### Goal:
Using the data below, copy every line that contains the word "this".

### Provided records:
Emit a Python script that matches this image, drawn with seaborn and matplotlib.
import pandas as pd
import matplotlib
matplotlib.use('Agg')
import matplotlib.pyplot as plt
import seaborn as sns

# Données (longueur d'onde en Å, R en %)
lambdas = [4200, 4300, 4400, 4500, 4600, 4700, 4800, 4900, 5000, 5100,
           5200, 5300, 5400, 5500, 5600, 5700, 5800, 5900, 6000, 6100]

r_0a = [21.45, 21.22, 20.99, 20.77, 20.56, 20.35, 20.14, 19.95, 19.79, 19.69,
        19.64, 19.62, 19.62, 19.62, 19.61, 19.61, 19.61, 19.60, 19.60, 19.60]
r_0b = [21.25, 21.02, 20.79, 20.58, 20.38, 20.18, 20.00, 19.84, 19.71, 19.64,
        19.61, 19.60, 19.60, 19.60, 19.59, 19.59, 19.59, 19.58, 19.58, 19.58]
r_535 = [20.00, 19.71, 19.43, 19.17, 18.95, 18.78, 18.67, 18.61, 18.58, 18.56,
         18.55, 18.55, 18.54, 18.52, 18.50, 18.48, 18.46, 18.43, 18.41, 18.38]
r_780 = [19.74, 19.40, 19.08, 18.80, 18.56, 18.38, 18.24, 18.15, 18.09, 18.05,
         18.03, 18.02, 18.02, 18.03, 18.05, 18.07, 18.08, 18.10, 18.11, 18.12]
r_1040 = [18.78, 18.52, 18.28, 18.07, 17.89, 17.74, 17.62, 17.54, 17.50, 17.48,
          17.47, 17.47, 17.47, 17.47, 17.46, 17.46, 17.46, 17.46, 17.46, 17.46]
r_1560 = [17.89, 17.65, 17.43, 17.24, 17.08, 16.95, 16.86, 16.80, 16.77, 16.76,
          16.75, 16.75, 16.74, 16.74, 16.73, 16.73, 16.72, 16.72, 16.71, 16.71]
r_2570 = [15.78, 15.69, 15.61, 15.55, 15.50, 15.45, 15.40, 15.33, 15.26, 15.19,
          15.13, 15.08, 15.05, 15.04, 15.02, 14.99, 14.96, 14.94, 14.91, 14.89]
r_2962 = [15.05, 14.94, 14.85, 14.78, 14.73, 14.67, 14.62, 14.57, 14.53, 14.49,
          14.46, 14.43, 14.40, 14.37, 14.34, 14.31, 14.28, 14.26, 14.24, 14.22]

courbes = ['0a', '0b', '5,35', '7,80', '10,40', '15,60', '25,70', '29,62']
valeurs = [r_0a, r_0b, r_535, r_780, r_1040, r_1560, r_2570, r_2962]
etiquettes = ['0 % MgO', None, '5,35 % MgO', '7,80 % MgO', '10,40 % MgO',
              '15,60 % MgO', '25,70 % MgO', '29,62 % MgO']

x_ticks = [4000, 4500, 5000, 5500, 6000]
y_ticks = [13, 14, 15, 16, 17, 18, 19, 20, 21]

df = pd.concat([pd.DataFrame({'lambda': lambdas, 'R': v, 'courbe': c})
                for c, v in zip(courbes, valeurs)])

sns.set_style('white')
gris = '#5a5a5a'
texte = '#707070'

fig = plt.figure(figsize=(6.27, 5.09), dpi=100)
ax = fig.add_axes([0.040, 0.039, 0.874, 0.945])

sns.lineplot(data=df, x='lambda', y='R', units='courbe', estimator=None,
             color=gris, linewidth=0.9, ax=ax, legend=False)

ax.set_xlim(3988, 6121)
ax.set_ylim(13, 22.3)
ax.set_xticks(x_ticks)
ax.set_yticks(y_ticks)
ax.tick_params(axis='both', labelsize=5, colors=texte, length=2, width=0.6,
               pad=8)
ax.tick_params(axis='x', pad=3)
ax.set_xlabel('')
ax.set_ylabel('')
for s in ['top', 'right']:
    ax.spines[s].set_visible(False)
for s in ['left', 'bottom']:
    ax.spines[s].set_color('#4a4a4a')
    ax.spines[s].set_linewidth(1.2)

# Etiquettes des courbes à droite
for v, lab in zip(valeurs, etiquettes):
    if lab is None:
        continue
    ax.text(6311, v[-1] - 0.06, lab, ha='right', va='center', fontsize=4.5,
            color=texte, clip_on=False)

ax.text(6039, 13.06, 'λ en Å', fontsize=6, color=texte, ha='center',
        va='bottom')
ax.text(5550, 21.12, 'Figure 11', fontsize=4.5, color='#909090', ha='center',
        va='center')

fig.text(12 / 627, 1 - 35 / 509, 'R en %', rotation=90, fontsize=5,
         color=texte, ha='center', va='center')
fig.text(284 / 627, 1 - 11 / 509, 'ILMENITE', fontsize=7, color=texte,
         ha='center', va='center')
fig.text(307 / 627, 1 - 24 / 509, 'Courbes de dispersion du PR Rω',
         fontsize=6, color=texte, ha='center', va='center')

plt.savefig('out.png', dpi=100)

==

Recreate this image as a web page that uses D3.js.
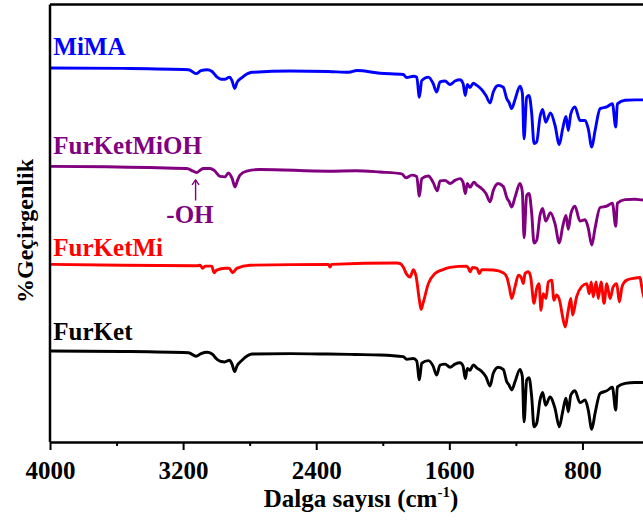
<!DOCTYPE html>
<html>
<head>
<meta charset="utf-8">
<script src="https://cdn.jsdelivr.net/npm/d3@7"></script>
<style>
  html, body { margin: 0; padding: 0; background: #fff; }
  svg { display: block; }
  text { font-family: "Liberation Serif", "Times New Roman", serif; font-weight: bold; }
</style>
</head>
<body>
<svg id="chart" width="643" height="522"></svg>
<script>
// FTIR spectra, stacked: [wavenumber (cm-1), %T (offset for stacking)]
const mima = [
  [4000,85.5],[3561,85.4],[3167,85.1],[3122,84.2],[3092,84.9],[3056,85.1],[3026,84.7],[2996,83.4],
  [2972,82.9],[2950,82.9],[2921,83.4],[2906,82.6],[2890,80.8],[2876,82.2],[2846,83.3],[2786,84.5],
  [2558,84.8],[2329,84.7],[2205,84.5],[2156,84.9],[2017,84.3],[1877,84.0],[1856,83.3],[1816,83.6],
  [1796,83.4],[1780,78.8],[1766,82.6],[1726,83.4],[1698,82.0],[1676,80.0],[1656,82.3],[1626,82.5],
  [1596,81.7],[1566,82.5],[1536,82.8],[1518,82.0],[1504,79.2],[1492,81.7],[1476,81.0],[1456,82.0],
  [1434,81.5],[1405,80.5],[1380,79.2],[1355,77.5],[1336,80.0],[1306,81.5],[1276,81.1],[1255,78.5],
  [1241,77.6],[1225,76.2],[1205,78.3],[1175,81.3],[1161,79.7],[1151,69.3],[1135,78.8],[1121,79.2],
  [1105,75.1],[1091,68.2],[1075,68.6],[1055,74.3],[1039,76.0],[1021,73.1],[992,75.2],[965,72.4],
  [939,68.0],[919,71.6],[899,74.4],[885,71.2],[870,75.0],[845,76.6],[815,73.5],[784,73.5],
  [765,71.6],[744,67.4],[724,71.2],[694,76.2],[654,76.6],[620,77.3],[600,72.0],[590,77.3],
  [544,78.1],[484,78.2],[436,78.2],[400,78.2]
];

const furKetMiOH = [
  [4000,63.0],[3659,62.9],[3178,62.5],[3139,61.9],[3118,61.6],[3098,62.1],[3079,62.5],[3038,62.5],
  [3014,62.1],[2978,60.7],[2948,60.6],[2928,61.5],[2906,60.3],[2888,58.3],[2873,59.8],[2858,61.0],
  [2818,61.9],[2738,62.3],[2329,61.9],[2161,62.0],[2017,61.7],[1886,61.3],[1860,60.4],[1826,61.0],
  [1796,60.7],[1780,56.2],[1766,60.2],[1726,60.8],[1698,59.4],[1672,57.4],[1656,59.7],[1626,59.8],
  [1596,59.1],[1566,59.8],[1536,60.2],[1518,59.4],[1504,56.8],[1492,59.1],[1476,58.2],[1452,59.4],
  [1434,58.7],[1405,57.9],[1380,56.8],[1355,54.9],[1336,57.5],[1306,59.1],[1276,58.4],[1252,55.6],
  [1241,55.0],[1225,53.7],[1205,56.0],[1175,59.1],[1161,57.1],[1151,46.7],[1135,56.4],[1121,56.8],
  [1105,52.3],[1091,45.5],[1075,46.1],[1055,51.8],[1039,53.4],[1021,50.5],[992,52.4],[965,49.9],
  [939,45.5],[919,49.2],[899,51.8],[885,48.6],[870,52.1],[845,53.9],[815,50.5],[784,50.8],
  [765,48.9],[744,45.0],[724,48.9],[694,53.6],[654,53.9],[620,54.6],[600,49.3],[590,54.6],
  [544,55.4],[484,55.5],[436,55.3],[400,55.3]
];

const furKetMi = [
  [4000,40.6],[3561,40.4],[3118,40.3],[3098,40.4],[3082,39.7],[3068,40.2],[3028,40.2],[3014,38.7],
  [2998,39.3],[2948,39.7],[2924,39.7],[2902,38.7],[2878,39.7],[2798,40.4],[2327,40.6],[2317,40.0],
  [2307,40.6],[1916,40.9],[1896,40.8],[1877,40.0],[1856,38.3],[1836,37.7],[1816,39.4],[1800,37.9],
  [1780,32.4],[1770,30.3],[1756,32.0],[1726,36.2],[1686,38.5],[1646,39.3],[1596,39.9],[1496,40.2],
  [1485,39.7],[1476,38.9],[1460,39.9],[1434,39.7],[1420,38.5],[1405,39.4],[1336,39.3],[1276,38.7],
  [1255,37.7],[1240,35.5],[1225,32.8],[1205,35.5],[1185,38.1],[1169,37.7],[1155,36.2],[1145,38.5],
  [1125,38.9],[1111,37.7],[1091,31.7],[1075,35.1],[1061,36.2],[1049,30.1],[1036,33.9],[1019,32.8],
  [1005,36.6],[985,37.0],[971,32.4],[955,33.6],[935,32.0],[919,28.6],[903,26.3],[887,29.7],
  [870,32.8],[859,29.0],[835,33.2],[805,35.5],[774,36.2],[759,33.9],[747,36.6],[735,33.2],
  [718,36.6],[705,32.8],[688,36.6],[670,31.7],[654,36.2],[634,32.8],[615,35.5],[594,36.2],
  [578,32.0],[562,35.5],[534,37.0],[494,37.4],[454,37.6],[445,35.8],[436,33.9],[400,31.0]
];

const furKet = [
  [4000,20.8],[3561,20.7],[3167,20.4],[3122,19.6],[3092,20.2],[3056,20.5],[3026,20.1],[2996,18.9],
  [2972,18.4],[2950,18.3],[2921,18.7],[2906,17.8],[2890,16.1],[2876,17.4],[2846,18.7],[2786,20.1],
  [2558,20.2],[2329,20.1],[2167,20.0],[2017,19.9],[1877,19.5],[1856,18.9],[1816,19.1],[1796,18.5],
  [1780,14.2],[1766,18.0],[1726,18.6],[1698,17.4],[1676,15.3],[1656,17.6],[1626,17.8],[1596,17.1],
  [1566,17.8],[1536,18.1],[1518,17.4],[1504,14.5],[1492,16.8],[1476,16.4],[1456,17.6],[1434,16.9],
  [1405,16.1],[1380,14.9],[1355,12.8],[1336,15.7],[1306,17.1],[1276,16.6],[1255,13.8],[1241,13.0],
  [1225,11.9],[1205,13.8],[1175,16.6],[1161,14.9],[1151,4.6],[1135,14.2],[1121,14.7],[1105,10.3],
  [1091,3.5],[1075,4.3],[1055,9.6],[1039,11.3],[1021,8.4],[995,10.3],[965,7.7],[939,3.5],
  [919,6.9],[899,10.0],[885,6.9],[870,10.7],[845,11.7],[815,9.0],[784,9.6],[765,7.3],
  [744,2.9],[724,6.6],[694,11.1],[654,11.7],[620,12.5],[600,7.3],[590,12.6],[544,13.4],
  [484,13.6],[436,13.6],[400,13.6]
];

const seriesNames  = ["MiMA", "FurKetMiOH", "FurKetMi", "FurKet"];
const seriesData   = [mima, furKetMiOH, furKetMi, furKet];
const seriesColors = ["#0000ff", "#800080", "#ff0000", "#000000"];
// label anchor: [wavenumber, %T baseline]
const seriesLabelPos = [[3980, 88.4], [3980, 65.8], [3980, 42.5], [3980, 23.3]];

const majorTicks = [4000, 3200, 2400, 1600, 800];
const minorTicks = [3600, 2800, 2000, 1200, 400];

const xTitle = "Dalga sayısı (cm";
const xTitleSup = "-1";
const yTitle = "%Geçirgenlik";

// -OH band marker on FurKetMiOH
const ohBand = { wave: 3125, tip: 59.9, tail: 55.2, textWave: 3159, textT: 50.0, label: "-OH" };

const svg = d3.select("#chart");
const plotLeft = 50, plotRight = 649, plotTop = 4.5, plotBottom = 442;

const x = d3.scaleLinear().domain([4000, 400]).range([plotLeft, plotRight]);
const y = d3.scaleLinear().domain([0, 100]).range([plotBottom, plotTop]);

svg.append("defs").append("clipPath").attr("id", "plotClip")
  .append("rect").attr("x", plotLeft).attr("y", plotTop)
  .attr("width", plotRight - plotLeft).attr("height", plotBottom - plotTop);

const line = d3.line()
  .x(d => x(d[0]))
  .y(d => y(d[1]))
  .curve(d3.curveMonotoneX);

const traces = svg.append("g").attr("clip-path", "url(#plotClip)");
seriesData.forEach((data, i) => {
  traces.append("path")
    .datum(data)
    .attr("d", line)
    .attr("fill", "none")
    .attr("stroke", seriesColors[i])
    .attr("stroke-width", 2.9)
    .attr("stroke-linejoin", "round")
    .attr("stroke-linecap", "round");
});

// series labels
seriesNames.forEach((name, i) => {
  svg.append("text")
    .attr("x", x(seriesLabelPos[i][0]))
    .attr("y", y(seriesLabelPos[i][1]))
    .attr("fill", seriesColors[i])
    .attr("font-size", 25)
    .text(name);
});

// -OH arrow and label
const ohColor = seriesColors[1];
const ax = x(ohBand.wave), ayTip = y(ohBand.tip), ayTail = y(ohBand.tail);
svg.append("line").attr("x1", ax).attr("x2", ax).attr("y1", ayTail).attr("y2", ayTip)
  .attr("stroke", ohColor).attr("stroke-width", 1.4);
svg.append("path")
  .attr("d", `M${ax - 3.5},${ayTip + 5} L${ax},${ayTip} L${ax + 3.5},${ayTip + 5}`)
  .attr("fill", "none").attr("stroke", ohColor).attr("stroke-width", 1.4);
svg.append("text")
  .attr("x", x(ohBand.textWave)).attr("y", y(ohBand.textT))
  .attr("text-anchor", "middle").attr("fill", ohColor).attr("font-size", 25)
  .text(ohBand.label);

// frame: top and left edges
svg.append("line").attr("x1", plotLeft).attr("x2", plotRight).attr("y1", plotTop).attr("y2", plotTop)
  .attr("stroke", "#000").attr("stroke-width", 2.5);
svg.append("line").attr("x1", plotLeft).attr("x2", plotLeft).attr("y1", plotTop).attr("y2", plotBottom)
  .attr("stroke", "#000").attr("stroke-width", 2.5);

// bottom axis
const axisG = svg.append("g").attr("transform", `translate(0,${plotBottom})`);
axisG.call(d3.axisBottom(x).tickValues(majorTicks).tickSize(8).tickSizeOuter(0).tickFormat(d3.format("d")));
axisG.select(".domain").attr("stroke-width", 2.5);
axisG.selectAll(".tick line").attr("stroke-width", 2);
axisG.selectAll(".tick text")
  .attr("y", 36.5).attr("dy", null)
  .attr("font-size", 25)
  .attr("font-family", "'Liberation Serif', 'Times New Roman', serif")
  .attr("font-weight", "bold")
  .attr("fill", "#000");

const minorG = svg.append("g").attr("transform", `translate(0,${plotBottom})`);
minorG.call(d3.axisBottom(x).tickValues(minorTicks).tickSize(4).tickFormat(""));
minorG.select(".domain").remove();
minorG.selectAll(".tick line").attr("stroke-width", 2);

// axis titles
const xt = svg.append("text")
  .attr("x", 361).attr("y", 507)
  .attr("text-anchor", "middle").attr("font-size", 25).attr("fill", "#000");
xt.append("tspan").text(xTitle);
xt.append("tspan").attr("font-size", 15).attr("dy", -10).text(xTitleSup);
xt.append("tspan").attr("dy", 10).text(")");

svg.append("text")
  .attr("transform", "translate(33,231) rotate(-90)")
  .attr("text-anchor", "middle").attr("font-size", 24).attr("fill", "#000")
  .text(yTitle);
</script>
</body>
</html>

### Output:
Emit a Python script that matches this image, drawn with seaborn and matplotlib.
Recreate this image as a web page that uses D3.js.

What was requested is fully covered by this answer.